Saturday, July 5, 2008

Never the twain shall meet



Roy Blount, jr is funny in a deadpanned, droll, smart-assed educated redneck kind of way. He's become something of a celebrity in the PBS set because of his repeated appearance on the panel of the hilarious radio revue, Wait, Wait, Don't Tell Me.

I met Blount once in the billiards room of the Mark Twain House (a billiards room in which he remembers meeting Garrison Keillor) when I was helping to direct a video segment for a Twain House fundraiser. In fact, they were creating the video to help raise money for the visitors' center which is now the multi-million dollar anchor dragging them to the depths of bankruptcy ("Mark, twain," the depthfinders on river paddle boats called as the apocryphal story goes.) He was affable, direct and adamant about the need to preserve the Twain house as a reminder of the Twain legacy.
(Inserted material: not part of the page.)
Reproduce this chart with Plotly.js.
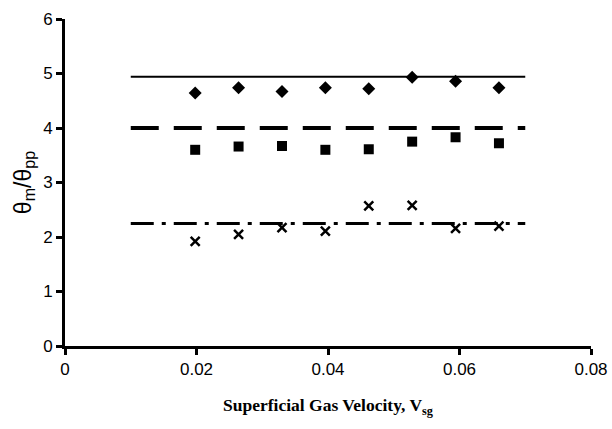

In a very enjoyable new essay in Time, Blount reflects upon Twain, his celebrity, his prescience, and the example he set for modern-day humorists and satirists.

He also talks about the financial troubles that the Twain house is having, similar, apparently to the troubles Twain himself had with the house when his million-dollar anchor was a proto-type (NPI) automatic typesetting machine.

Blount also quotes Twain, an always enjoyable pastime, from some of his lesser-known, and darker works, on war, religion and politics.

My favorite, and one I hadn't read before, is now a favorite. In defense of keeping "In God We Trust," on US coins, when Teddy Roosevelt wanted to protect God's name from being exchanged in questionable establishments, Twain wrote that the tribute to the creator was: "simple, direct, gracefully phrased; it always sounds well--In God We Trust. I don't believe it would sound any better if it were true."

BTW, I think a quick-fix answer to the troubles at the Twain house is a benefit concert by Bruce Springsteen (who has visited the Twain house more than once) and the E-Street Band at the (lord help us) XL Center, hosted by Garrison Keillor with a warm-up by the panel of Wait Wait, Don't Tell Me. It may seem like a disconnect, and Twain might not enjoy Springsteen's earnestness, but he would be delighted with his politics. Jim Koplik, consider Huck Finn, would you?